La stratégie actuelle du Parti conservateur du Canada est unique en son genre, estime le politologue Phil Triadafilopoulos, professeur à l'Université de Toronto. «C'est très rare pour des conservateurs de vouloir s'associer aux immigrés, dit-il. Habituellement, ils s'en servent plutôt pour mettre les autres électeurs en colère et les mobiliser.»

Résultat: les candidats de Stephen Harper doivent jouer les funambules pour ne pas indisposer leurs électeurs habituels. «Ils combinent une approche ouverte à l'endroit des immigrants avec un discours plus restrictif quant aux réfugiés ou à l'obtention de la citoyenneté canadienne.
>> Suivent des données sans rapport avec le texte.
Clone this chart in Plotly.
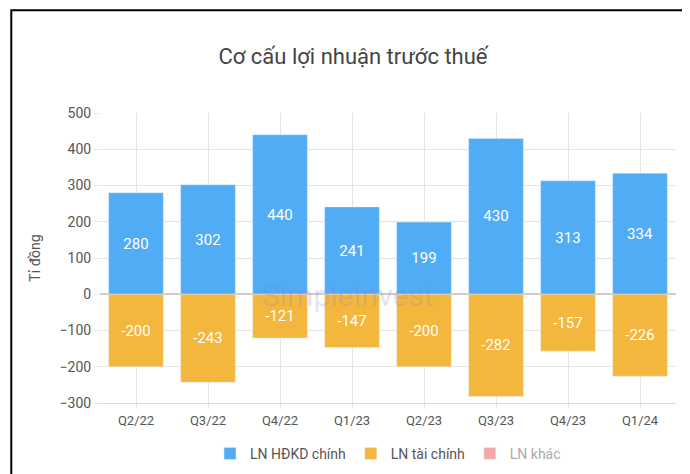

C'est très délicat», résume M. Triadafilopoulos.

Il y a quelques semaines, le député conservateur de York-Simcoe s'est par exemple opposé à l'idée que les immigrés puissent toucher la pension de vieillesse trois ans seulement après leur arrivée au Canada. «Ce n'est pas juste pour les Canadiens de tous les jours», indiquait son dépliant.

Un citoyen n'a pas tardé à s'en indigner dans les pages du Toronto Star. «Les conservateurs ciblent les nouveaux Canadiens dans certaines circonscriptions, tandis qu'ici, on doit apparemment les diaboliser et les considérer comme moins canadiens», a-t-il déploré.

À droite, ce sont plutôt les gestes d'ouverture qui dérangent. «Certains de nos partisans sont sûrement indisposés, mais ils ne le disent pas. Les gens d'affaires comprennent que pour que leur entreprise grandisse, ils doivent embaucher plus de gens. Pour cela, nous avons besoin d'immigrants», nuance un directeur de campagne conservateur.

Jouer sur les deux tableaux est un peu condescendant et cynique, estime tout de même le professeur Myer Siemiatycki, politologue à l'Université Ryerson. Au tout début de la campagne, rappelle-t-il, Stephen Harper a apostrophé les résidants de Brampton (une banlieue torontoise très multiethnique) en leur disant «You people», ce qui se traduit par «Vous autres».

«Quand les conservateurs s'adressent à l'ensemble du pays, ils affirment que les immigrés doivent s'intégrer et renoncer à leurs valeurs de jadis. Quand ils veulent leurs votes, ils les interpellent par rapport à leur attachement à leur pays d'origine, en se basant sur des stéréotypes», souligne M. Siemiatycki.

«Cela a pour effet de les distancer du reste du Canada, dit-il, de laisser entendre qu'ils ne sont pas des citoyens comme les autres. C'est une pente glissante.»

Son collègue David Soberman, de la Chaire nationale canadienne en marketing stratégique, voit les choses autrement. «Cibler des groupes est normal en politique, dit-il. C'est nouveau pour les conservateurs, mais les libéraux l'ont fait depuis longtemps en traduisant des dépliants dans plusieurs langues ou en créant des programmes pour les immigrés.»